Il est aussi recommandé de surveiller la charge virale du patient tous les trois mois. Celle-ci doit être indétectable, quelle que soit la tumeur. « Un cumul de cas publiés évoque un effet délétère sur la survie en cas d’immunodépression et/ou de réplication virale persistante dans les cancers solides et viro-induits. Un traitement ARV doit être initié, repris ou optimisé le plus rapidement possible chez les PVVIH non traitées ou en échappement virologique, et ce traitement ne doit pas être interrompu », lit-on dans les nouvelles recommandations.

Si ces recommandations vont dans le bon sens,Florence Thune insiste également sur l’importance d’une bonne coordination des soins. « L’entrée dans les services d’oncologie est perturbante, car les personnes vivant avec le VIH ont l’habitude d’avoir une relation de longue date avec les infectiologues, une qualité d’écoute et une prise en compte de leur parole.
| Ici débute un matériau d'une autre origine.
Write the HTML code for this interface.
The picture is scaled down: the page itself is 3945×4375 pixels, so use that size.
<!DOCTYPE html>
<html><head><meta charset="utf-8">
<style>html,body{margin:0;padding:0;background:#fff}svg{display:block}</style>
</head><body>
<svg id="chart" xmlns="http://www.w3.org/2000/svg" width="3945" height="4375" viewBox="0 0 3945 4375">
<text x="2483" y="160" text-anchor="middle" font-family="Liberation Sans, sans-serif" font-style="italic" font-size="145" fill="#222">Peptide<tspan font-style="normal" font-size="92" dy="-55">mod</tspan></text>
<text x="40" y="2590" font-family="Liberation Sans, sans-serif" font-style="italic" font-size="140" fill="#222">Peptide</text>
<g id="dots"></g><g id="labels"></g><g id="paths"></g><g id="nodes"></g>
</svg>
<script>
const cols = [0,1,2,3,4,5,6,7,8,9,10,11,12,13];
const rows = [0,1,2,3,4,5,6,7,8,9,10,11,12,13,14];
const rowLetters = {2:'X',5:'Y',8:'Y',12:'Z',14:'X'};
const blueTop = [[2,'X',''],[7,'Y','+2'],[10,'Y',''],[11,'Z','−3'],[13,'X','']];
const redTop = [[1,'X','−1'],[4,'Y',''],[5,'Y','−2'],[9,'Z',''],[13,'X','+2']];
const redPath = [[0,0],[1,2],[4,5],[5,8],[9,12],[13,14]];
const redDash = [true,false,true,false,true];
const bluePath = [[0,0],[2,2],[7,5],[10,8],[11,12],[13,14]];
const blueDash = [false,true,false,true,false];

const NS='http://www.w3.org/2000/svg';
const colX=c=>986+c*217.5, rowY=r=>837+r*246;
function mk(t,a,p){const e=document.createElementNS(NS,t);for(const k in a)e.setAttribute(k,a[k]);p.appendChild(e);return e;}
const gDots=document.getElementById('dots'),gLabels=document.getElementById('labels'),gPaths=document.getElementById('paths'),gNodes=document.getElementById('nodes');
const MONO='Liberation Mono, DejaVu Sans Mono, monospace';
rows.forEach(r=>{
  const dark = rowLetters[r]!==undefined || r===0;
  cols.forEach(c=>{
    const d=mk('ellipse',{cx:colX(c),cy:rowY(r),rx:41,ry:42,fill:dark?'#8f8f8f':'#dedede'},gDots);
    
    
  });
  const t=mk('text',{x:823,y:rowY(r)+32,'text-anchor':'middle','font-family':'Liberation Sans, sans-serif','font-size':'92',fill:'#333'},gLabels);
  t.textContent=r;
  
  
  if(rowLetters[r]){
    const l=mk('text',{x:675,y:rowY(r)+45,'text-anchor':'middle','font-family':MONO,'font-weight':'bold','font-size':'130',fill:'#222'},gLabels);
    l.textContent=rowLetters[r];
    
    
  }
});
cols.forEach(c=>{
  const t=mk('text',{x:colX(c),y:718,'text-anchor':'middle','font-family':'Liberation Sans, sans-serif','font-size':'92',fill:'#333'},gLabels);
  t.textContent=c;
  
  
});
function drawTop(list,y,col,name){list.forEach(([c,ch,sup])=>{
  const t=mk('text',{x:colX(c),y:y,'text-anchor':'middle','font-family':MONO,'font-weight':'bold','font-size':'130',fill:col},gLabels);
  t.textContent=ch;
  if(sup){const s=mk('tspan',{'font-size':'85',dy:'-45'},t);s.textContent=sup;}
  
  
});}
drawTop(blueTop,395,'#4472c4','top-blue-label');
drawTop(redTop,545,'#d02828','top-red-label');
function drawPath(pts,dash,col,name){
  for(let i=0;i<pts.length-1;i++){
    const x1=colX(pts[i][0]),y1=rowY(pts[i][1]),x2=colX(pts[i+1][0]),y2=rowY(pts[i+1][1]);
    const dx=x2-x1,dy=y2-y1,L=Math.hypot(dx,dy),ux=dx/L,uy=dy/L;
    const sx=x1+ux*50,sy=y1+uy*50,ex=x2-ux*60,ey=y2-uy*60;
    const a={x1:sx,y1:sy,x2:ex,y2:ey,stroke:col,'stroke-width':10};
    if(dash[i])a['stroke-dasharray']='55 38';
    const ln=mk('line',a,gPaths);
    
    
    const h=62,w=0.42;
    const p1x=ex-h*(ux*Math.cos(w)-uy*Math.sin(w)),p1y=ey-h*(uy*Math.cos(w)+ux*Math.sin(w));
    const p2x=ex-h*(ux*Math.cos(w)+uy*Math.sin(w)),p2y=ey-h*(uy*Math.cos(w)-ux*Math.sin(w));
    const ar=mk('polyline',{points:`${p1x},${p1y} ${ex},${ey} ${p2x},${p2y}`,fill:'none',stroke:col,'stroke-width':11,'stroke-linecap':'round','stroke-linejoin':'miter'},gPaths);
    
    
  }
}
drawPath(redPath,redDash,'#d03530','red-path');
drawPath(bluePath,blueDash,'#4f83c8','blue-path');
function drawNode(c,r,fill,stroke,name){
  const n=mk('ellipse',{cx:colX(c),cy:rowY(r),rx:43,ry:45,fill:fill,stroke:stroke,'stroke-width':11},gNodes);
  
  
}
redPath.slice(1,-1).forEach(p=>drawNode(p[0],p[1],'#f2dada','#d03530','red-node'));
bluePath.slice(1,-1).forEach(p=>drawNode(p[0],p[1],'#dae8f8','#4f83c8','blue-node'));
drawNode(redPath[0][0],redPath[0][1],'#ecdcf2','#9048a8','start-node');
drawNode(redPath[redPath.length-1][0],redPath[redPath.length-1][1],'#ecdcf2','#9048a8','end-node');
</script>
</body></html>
C’est une marque de la lutte contre le sida. D’après les témoignages que l’on reçoit, ce n’est pas toujours le cas avec certains cancérologues. »

Pour les patients qui pourraient être déroutés par la maladie et le manque de communication avec les oncologues, le livret d’informations patients Mieux comprendre et prendre en charge son cancer lorsqu’on vit avec le VIH vient justement d’être réactualisé. « Autant les patients connaissent très bien le VIH et sa prise en charge, autant ils ont tout à découvrir sur le cancer et ont besoin de comprendre, souligneFlorence Thune, qui a participé à la relecture du document. Qu’est-ce qu’un cancer ? Qu’est-ce qu’une chimio ? Qu’est-ce que la radiothérapie ? Cela manquait, et c’est pourquoi le livret était attendu. »

Plus grand public, plus facile d’accès et allégé par rapport à la première version, ce livret pourrait prochainement être traduit en espagnol, en anglais et dans une langue non européenne. Il ne peut pourtant pas tout régler. « Le réflexe de coordination du parcours de soins doit être systématique pour les oncologues comme pour les autres spécialités. Néanmoins, bien souvent, les personnes que l’on rencontre dans les associations déclarent qu’elles sont elles-mêmes coordinatrices de leur parcours de soins, précise la directrice de Sidaction. Le livret est aussi utile pour ça. Rien que le fait de pouvoir informer leur oncologue de l’existence de la réunion de concertation pluridisciplinaire d’ONCOVIH [ii] peut être d’une grande aide ! »

Notes et références

[i] D’autres cancers, non classant sida, demeurent également plus répandus chez les PVVIH que dans la population générale, possiblement ou majoritairement associés à des virus pro-oncologiques : la maladie de Hodgkin (associée au virus d’Epstein-Barr), le cancer anal (associé aux HPV), le cancer du foie (associé aux virus des hépatites B ou C). La littérature montre aussi que les PVVIH sont davantage touchées par le cancer du poumon, la consommation de tabac étant plus importante dans cette population que dans la population générale.

[ii] La réunion de la concertation interdisciplinaire (RCP), tous les 15 jours en visioconférence assurée via le réseau CancerVIH, est précieuse. Elle peut être l’unique RCP pour le patient ou en complément d’une RCP locale ou nationale. Il existe une RCP nationale, créée en 2014, et accessible par webconférence à tous les médecins de France et des DOM-TOM, et des RCP régionales, comme celles de la région Paca à Marseille ou de la région Auvergne à Clermont-Ferrand.